“You can’t take a picture of this; it’s already gone.”
But I shot a picture of the house anyway. Multiple pictures, in fact.
I started watching “Six Feet Under” (SFU) when I was about 11 or 12. Even though it portrayed adult situations, I understood most of the drama.
I watched SFU before online streaming services were a thing. I used actual DVDs to watch the show (I didn’t have whichever channel SFU played on in Canada), so the show carries a nostalgic factor for me.
It was well acted. Frances Conroy, who played Ruth, performed her role with such nuance. Claire’s story resonated with me the most. I understood her frustration. Her green hearse was neat, too. SFU’s series finale was the most fitting TV finale I’ve ever seen.
I visited the house in Los Angeles on Dec. 3, 2014. It’s located at 2302 W 25th St. According to a plaque on the property, the building is the Auguste R. Marquis Residence (Filipino Federation of America). It was built in 1904. Its historic-cultural monument number is 602. Something was being shot inside the house at the time (a short movie, if I recall correctly). A friendly crewmember let me go into the lobby. The house was mainly used for exterior shots (the inside doesn’t look like the set used during shooting), as is the case with many productions.
It was surreal to stand there on that porch. It felt familiar.

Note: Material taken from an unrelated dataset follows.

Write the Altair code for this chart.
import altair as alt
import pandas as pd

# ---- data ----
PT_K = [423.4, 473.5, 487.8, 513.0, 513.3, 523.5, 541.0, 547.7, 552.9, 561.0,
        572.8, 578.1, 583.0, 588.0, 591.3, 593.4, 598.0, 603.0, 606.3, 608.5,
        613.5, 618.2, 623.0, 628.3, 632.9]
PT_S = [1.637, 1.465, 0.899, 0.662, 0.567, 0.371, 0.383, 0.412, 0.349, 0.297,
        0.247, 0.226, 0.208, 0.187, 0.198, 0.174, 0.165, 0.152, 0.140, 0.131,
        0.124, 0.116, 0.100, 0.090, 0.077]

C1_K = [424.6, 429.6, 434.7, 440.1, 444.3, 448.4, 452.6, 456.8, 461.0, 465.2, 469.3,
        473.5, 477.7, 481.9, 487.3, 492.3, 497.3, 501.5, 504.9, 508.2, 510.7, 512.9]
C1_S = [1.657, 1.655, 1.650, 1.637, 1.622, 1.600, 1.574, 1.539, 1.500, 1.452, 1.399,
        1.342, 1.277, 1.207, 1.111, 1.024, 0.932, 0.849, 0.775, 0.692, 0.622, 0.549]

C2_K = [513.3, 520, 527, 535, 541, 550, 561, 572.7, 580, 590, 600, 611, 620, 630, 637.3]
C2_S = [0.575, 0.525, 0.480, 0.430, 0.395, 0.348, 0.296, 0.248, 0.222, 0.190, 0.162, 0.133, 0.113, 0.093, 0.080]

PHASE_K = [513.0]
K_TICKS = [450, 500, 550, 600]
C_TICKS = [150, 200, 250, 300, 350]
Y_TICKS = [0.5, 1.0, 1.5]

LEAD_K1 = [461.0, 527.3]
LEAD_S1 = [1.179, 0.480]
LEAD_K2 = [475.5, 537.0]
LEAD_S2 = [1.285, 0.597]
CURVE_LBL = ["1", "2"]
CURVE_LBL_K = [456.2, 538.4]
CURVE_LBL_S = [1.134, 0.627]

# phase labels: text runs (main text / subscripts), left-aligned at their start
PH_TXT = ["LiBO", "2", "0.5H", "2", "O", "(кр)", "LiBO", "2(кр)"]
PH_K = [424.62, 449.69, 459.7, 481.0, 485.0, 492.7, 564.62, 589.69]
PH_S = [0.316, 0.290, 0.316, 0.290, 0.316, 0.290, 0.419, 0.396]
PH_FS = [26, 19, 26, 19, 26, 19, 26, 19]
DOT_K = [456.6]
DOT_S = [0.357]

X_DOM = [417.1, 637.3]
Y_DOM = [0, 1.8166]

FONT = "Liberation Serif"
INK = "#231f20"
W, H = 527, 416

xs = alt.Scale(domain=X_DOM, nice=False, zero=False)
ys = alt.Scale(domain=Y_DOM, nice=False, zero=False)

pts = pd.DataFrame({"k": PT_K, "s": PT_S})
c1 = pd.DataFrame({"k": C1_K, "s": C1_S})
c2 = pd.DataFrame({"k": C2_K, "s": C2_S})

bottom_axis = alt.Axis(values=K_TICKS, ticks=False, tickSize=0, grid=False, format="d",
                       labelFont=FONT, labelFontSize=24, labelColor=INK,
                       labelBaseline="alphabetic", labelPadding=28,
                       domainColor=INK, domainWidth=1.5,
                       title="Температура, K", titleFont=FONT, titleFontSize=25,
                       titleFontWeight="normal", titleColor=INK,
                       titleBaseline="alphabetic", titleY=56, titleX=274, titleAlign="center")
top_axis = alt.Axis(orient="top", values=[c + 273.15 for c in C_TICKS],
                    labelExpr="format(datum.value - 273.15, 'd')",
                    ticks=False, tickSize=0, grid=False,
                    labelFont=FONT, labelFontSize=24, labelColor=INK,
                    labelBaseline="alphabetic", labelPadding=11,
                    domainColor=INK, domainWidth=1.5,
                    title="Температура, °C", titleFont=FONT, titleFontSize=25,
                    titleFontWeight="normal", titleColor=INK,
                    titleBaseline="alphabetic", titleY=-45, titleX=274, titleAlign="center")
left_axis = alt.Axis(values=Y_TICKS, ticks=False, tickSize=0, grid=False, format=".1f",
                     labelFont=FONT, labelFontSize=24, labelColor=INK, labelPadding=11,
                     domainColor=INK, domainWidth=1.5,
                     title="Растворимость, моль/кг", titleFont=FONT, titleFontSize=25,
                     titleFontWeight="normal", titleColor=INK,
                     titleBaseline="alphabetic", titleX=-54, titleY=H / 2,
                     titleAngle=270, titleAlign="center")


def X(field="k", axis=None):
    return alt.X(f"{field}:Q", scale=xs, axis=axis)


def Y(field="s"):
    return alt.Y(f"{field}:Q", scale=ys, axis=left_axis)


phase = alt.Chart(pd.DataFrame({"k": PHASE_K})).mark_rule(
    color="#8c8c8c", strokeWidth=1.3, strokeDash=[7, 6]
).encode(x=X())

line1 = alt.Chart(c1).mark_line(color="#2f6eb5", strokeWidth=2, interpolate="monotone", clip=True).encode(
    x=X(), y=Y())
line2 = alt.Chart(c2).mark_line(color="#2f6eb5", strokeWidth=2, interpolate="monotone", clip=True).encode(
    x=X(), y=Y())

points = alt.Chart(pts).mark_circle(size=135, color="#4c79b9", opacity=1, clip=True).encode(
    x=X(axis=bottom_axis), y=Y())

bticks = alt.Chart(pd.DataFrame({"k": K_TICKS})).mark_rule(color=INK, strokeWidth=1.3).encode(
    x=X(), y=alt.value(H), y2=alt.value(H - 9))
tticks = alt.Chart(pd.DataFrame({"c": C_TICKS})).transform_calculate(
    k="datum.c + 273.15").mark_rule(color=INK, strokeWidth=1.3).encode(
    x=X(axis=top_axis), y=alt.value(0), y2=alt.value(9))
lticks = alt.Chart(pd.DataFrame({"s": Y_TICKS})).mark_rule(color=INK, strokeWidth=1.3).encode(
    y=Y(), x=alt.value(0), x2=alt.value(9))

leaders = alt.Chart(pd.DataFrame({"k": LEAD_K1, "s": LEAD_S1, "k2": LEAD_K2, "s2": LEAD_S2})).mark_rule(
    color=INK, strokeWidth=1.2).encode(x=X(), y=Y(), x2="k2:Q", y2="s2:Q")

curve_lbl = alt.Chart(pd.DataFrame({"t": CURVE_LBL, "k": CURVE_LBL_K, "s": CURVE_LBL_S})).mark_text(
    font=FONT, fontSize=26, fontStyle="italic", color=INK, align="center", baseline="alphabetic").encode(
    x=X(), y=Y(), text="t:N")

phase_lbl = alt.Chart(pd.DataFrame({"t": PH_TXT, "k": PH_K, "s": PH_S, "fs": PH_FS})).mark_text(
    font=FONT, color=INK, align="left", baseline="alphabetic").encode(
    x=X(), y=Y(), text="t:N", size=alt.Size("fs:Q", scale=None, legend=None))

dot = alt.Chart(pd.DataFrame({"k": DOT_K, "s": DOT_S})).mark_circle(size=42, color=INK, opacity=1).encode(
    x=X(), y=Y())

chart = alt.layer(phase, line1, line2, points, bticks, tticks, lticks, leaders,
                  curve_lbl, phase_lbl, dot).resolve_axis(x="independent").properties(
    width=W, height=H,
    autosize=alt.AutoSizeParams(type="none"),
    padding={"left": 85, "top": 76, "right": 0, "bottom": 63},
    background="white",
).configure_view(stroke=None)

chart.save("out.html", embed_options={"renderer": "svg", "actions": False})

“Mighty Morphin Power Rangers” was a childhood favourite of mine. Regardless of how it has aged, the TV show will always be special to me for its nostalgic value.
I have a particular fascination with seeing firsthand the places used in movies and TV shows, and the show’s Command Center has been on my radar for years. During a road trip through western United States, I visited the filming location of the exteriors of the fictional hub on Thursday, Dec. 4, 2014.
The building is called the House of the Book. It’s located on the American Jewish University’s Brandeis-Bardin Campus. This trip detour was slightly unplanned. When I got there, I found out that the campus was gated. I called the university and asked — more like pleaded — to be allowed to enter to take a few photos for a short time. The person I spoke with on the phone said tourists ask to visit the building all of the time. Eventually, I was allowed in.
The drive up to the building took about four minutes passed the main gates. The campus was well-maintained and picturesque. Stepping out of my car and walking up to the building was surreal. The rush of memories flooding back into mental view was a lovely experience.
The building was closed at the time of my visit, so I cannot verify if Alpha 5 and Zordon actually exist and were inside.
I’m not sure if there is any way to see the building from public land. Hiking a few hills at Sage Ranch Park might provide a view similar to the one pictured below from on the other side.
A hill on the north side of the road beside the building offered a lovely view of east Simi Valley.